Henrik_A_ — Thu, 13 Jun 2013 16:22:03 GMT

Sure, pseudo C++

struct Matrix
{
int width, height, stride;
double *data;
};

void AddToMatrix(Matrix *destMatrix, Matrix *sourceMatrix, long offsetX, long offsetY)
{
    // Skip parameter / size verification
    if (offsetX == 0 && offsetY == 0)
    {
        for (unsigned long y=0;y<sourcematrix->height;++y)
            for (unsigned long x=0;x<sourcematrix->width;++x)
                destMatrix->data[y*destMatrix->stride+x] = destMatrix->data[y*destMatrix->stride+x] + sourceMatrix->data[y*sourceMatrix->stride+x];
        return;
    }
    Matrix clippedDestMatrix = *destMatrix;
    Matrix clippedSourceMatrix = *sourceMatrix;
    if (offsetX != 0)
    {
        clippedDestMatrix.width -= abs(offsetX);
   clippedSourceMatrix.width -= abs(offsetX);
        if (offsetX < 0)
        {
             clippedSourceMatrix.data = clippedSourceMatrix.data + (-offsetX);
        }
        else
        {
             clippedDestMatrix.data = clippedDestMatrix.data + offsetX;
        }
    }
    // ditto for Y
    AddToMatrix(&clippedDestMatrix, &clippedSourceMatrix);
}

>>...

SergeyKostrov — Fri, 14 Jun 2013 01:07:47 GMT

>>... >> Matrix clippedDestMatrix = *destMatrix; >> Matrix clippedSourceMatrix = *sourceMatrix; >>... You're creating local copies for both matricies to do all the rest processing and of course it takes some time ( especially when matricies are 8Kx8K or larger ).
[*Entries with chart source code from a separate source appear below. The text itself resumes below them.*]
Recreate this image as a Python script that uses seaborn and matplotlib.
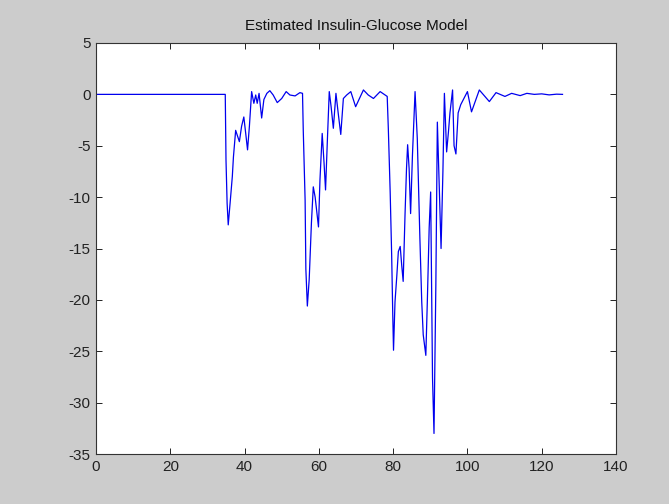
import matplotlib
matplotlib.use("Agg")
import matplotlib.pyplot as plt
import seaborn as sns
import pandas as pd

# Traced vertices of the estimated insulin-glucose response
x_vals = [0, 34.8, 35.0, 35.3, 35.6, 36.1, 36.7, 37.0, 37.6, 38.6, 39.2, 39.8, 40.4, 40.8,
          41.3, 41.9, 42.5, 43.0, 43.4, 43.9, 44.6, 45.2, 46.0, 46.8, 47.7, 48.8, 50.0,
          51.2, 52.2, 53.6, 54.9, 55.6, 55.8, 56.3, 56.5, 56.9, 57.4, 58.0, 58.5, 59.0,
          59.9, 60.3, 60.9, 61.4, 61.8, 62.3, 62.8, 63.3, 63.9, 64.6, 65.2, 65.9, 66.6,
          67.5, 68.6, 69.9, 72.0, 73.3, 74.7, 76.5, 78.4, 78.7, 79.2, 79.6, 79.9, 80.1,
          80.5, 81.0, 81.4, 81.9, 82.3, 82.7, 83.2, 83.6, 83.9, 84.3, 84.7, 85.2, 85.9,
          86.5, 87.2, 87.7, 88.1, 88.8, 89.2, 89.7, 90.1, 90.6, 91.0, 91.5, 91.9, 92.4,
          92.9, 93.4, 93.8, 94.4, 94.9, 95.3, 96.0, 96.4, 96.9, 97.5, 98.2, 100.0, 101.1,
          103.2, 105.9, 107.7, 110.1, 111.9, 114.2, 116.0, 118.0, 120.0, 122.0, 124.0, 125.6]
y_vals = [0, 0, -6.4, -10.6, -12.7, -10.6, -8.0, -6.1, -3.5, -4.6, -3.1, -2.2, -4.1, -5.4,
          -3.1, 0.27, -0.87, -0.06, -0.87, 0.1, -2.3, -0.5, 0.1, 0.36, -0.06, -0.8, -0.4,
          0.27, -0.06, -0.15, 0.17, 0.1, -3.5, -10.3, -17.0, -20.6, -18.0, -12.5, -9.0, -10.0,
          -12.9, -8.3, -3.8, -6.7, -9.3, -4.4, 0.27, -1.2, -3.3, 0.1, -1.8, -3.9, -0.4,
          -0.06, 0.27, -1.2, 0.43, -0.06, -0.4, 0.27, -0.2, -3.3, -9.5, -15.6, -21.5, -24.9,
          -20.2, -17.6, -15.3, -14.8, -16.6, -18.2, -11.7, -7.2, -4.9, -7.2, -11.6, -5.9, 0.27,
          -4.3, -14.0, -20.2, -23.4, -25.4, -20.2, -13.0, -9.5, -27.6, -33.0, -18.5, -2.7, -8.8,
          -15.0, -7.5, 0.1, -5.6, -3.6, -1.8, 0.43, -5.0, -5.8, -1.8, -1.0, 0.27, -1.7,
          0.43, -0.7, 0.17, -0.2, 0.1, -0.12, 0.1, 0.0, 0.05, -0.05, 0.02, 0.0]

x_ticks = [0, 20, 40, 60, 80, 100, 120, 140]
y_ticks = [-35, -30, -25, -20, -15, -10, -5, 0, 5]
title_text = "Estimated Insulin-Glucose Model"

df = pd.DataFrame({"t": x_vals, "v": y_vals})

plt.rcParams['font.family'] = ['Liberation Sans', 'DejaVu Sans']
plt.rcParams['axes.unicode_minus'] = False
fig = plt.figure(figsize=(6.69, 5.04), dpi=100, facecolor='#cccccc')
ax = fig.add_axes([96/669, 50/504, 520/669, 411/504])
ax.set_facecolor('white')

sns.lineplot(data=df, x="t", y="v", ax=ax, sort=False, estimator=None,
             color='#0000ee', linewidth=0.9)

ax.set_xlim(0, 140)
ax.set_ylim(-35, 5)
ax.set_xticks(x_ticks)
ax.set_yticks(y_ticks)
ax.set_xlabel("")
ax.set_ylabel("")
ax.tick_params(direction='in', top=True, right=True, length=4, width=0.7,
               labelsize=11, colors='#222222', pad=4)
for s in ax.spines.values():
    s.set_linewidth(0.8)
    s.set_color('#333333')
ax.set_title(title_text, fontsize=11, pad=9, color='#111111')

fig.savefig("out.png", dpi=100, facecolor=fig.get_facecolor())
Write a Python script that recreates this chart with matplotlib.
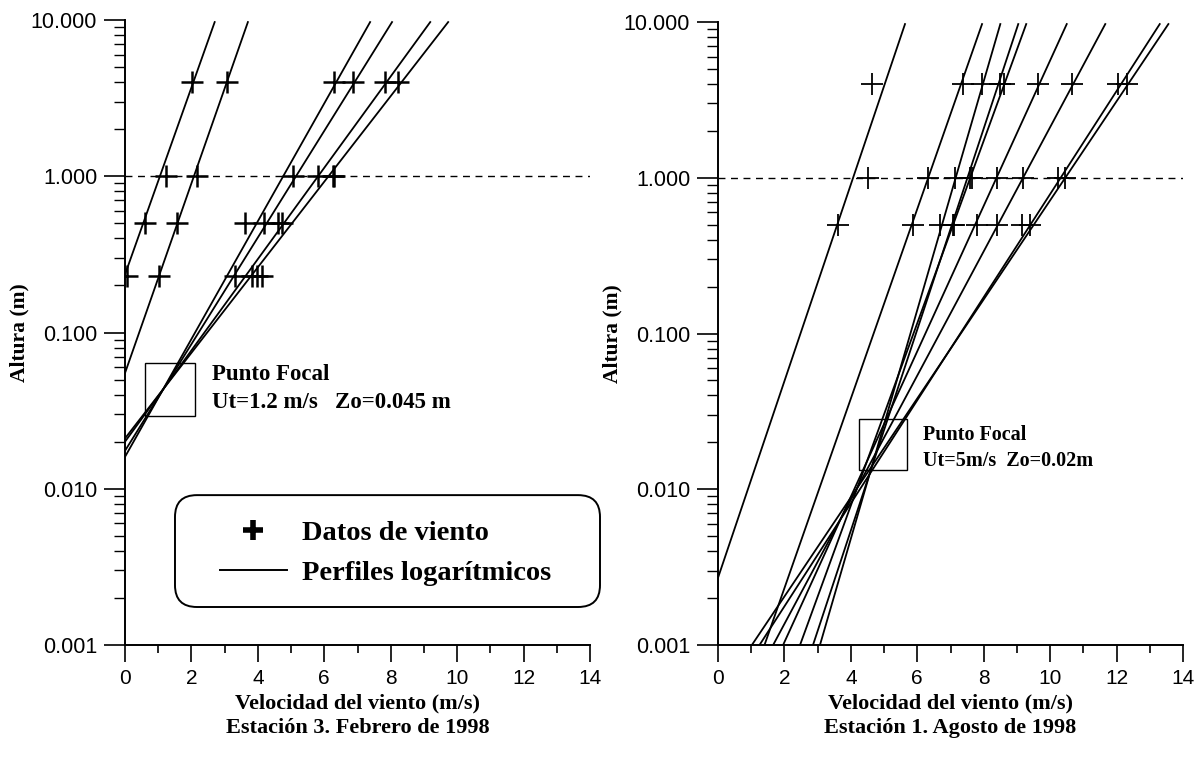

Why wouldn't you have additional member offset in your base Matrix struct? ... struct Matrix { int width, height, stride, offset; double *data; }; ...

>>...especially when

SergeyKostrov — Fri, 14 Jun 2013 01:10:28 GMT

>>...especially when matricies are 8Kx8K or larger... This is just for example and I remember that your matricies are smaller ( ~0.5Kx0.5K ).

I'm not. The matrix struct

Henrik_A_ — Fri, 14 Jun 2013 08:20:13 GMT

I'm not. The matrix struct just contains a pointer to the data, when I duplicate the matrix struct I just duplicate the pointer, not the memory containing the data itself. Your offset variable is equivalent to what I am doing when I modify the pointer in the matrix struct, except your method means every matrix manipulation function I write would have to know about the offset, my method means the functions don't know anything about the offset, they just are passed matrix structs with a modified width / base data pointer, and unusual stride.

>>...My main problem is when

SergeyKostrov — Fri, 14 Jun 2013 14:10:03 GMT

>>...My main problem is when I have to offset one of the matrices by an odd number of columns and the other by >>an even number of columns, then the data alignment can'\t be matched and I have to fall back to slower code... Try to add some timing functions, like _rdtsc ( intrinsic ), or GetTickCount in case of a Windows OS, in your codes and compare outputs in order to understand which part is responsible for a performace decrease. Since you have two cases it won't be difficult to detect which part causes that problem.